Running after Joy.

I thought I’d do a different style of post today, I wouldn’t want to get entrenched in the same subjects all the time.

I want to talk about that elusive quality known as Joy.

I say known as, but if you google it, look it up in the dictionary or read about it, you’ll find that no two definitions of joy seem to be exactly the same.

C. S. Lewis thought Joy was a longing, or that a longing was how we experienced joy in this world.

Most people think of joy as some type of ecstasy.

The more practical of us think it is just another word for being contented with your life and your work and your family. (I am not using practical as a good thing in this instance.)

My guess is most of us don’t think about it at all, or not frequently if we do. I myself don’t give it as much consideration as I could.

To many people e, and I have felt this myself, joy seems to be a joke. Something people talk about but no one has found. If anyone claims they have, they are delusional. Maybe, we think, joy is just a delusion. Which is worse than an illusion.

We think joy only comes when we can forget our troubles, which we can’t, and that it is fleeting. Maybe we felt it at one time. It’s odd how it is such a strong feeling while it lasts, but it is so easy to forget once it’s gone.

It’s not like we’re left alone once the euphoria we think of as joy dies away. Trouble inevitably comes.

Now if you’re a Disney fan, perhaps your mind immediately went to Inside Out when I brought up Joy. I watched that movie once or twice, I had to give it credit for doing a good job of explaining joy and sadness. I’m gong to reference it in a second.

If there was no trouble in the world, we suppose, perhaps everyone could be joyful. Or I could be, but who can be happy knowing there is so much wrong going on.

The truly sad thing is most of us aren’t unhappy because of the sufferings of others, but because of our own problems. We could ignore the rest of the world if our world was fine. But the rest of the world affects our own, whether we like it or not.

In A Walk to Remember, the movie, Landon, when still pessimistic and bitter over his dad leaving, tells Jamie he has no faith because “There’s too much bad — in this world.” Jamie replies “Without suffering there would be no compassion.” Landon says “Tell that to those who suffer.” Jamie looks away. We later find out Jamie suffers plenty, and tries to stay cheerful and kind despite that.

However, I’ve never really bought that line that we need suffering for compassion, or rather, that we need to have compassion anyway, because if no one suffered, compassion would be useless. Don’t misunderstand me, I believe compassion is very important, but it is the compensation for suffering, not the reason for it.

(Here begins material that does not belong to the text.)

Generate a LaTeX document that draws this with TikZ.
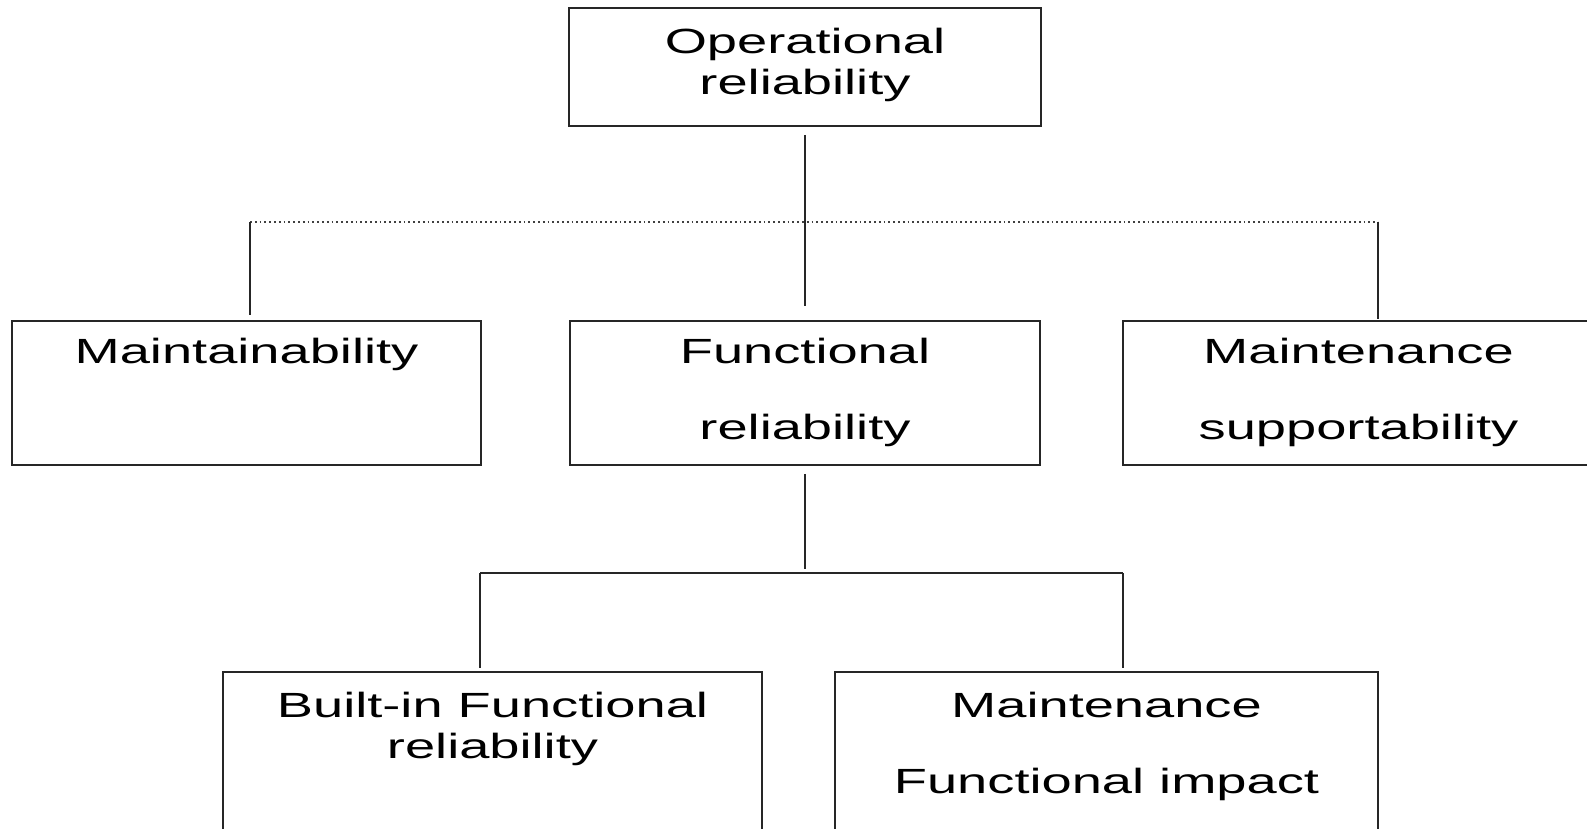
\documentclass[tikz,border=0pt]{standalone}
\usepackage{fontspec}
\setmainfont{Liberation Sans}[FakeStretch=1.55]
\begin{document}
\begin{tikzpicture}[x=1pt, y=-1pt,
    box/.style={draw=black!85, line width=1.8pt, inner sep=0pt},
    lbl/.style={inner sep=0pt, anchor=base, font=\fontsize{35}{41}\selectfont},
    link/.style={draw=black!85, line width=1.8pt},
    dotline/.style={draw=black!75, line width=1.8pt, dash pattern=on 1.8pt off 3pt}]
  \useasboundingbox (0,0) rectangle (1587,828);
  \clip (0,0) rectangle (1587,828);
  % boxes
  \node[box, minimum width=472pt, minimum height=118pt] (oprel) at (805,67) {};
  \node[box, minimum width=469pt, minimum height=144pt] (maint) at (246.5,393) {};
  \node[box, minimum width=470pt, minimum height=144pt] (funcrel) at (805,393) {};
  \node[box, minimum width=471pt, minimum height=144pt] (support) at (1358.5,393) {};
  \node[box, minimum width=539pt, minimum height=208pt] (builtin) at (492.5,776) {};
  \node[box, minimum width=543pt, minimum height=208pt] (mfimpact) at (1106.5,776) {};
  % texts
  \node[lbl] (oprel-t) at (805,53) {\begin{tabular}[t]{@{}c@{}}Operational\\reliability\end{tabular}};
  \node[lbl] (maint-t) at (246.5,363) {Maintainability};
  \node[lbl] (funcrel-t) at (805,363) {\begin{tabular}[t]{@{}c@{}}Functional\\[35pt]reliability\end{tabular}};
  \node[lbl] (support-t) at (1358.5,363) {\begin{tabular}[t]{@{}c@{}}Maintenance\\[35pt]supportability\end{tabular}};
  \node[lbl] (builtin-t) at (492.5,717) {\begin{tabular}[t]{@{}c@{}}Built-in Functional\\reliability\end{tabular}};
  \node[lbl] (mfimpact-t) at (1106.5,717) {\begin{tabular}[t]{@{}c@{}}Maintenance\\[35pt]Functional impact\end{tabular}};
  % connectors
  \coordinate (dl) at (250,222);
  \coordinate (dr) at (1378,222);
  \coordinate (bl) at (480,573);
  \coordinate (br) at (1123,573);
  \draw[dotline] (dl) -- (dr);
  \draw[link, shorten <=8pt, shorten >=14pt] (oprel.south) -- (funcrel.north);
  \draw[link, shorten >=5pt] (dl) -- (dl |- maint.north);
  \draw[link, shorten >=1pt] (dr) -- (dr |- support.north);
  \draw[link, shorten <=8pt, shorten >=4pt] (funcrel.south) -- (funcrel.south |- bl);
  \draw[link] (bl) -- (br);
  \draw[link, shorten >=3pt] (bl) -- (bl |- builtin.north);
  \draw[link, shorten >=3pt] (br) -- (br |- mfimpact.north);
\end{tikzpicture}
\end{document}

The reason I went off about suffering is because there will be no discussion of joy if suffering is not dealt with too, even if I tried to leave it out, everyone would think of it anyway.

As is pointed out in both the book and the movie Pollyanna, the Lord tells us to rejoice over 800 times in his word. It would be hard to find a book of the bile where rejoicing was not mentioned in some form.

It’s a saying in the Church, though no any I’ve been to in my memory, that God wants you happy.

Many people have attacked this phrase because it’s used as an excuse to do whatever stupid thing you want in the name of happiness. Which it shouldn’t be.

But though God does not always want you happy, in the way you think of it, He does always want you to rejoice. He says so.

This is where we get to the big difference between joy and happiness.

In Inside Out, Joy starts off as what I would call happiness, a positive attitude, fun loving, goofy character who keeps all other emotions in check. Joy also avoids Sadness like the plague and always feels like Sadness is intruding on her turf, and complicating things. Sadness feel bad, but can’t seem to help herself, she knows that Riley needs her, but she doesn’t know for what .

But after some really sad stuff happens to their kid, Riley, Joy finds it harder and harder to keep control, and eventually she ends up lost, along with Sadness. Sending Riley into a crisis.

The big moment at the end of the movie is where Joy finally feels sad, which seems oxymoronic, but it helps her to see what she needs to do. Sadness finally is able to help Riley, and a new kind of feeling if forged, the bittersweet sort, Joy and Sadness mingled.

Which is the type of feeling C. S. Lewis called Joy. A deep sadness that it is happy to feel. Another oxymoron.

True Joy comes only when happiness has been baptized in sadness. Bapitized is kind of a religious word, but it means a thing has to be purified, usually be dying to itself, and then being reborn as a newer, better version of itself. (Basically what the idea of reincarnation tries to accomplish and fails because it uses the wrong kind of dying and rebirth.)

In other words, you will not have joy until you have accepted sadness and grief and allowed them to make you a bigger, better, kinder person; because let’s be honest, we all know people who won’t ever cry or admit they’re not dong so hot, and they are often the least compassionate people of all.

Or we may be that person, and that’s what bothers us.

The heart of Joy is to overcome suffering. Not sorrow, which is where we get confused, sorrow is good in the right amounts, but suffering if only good when we treat it properly, and that involves pursuing joy even through suffering.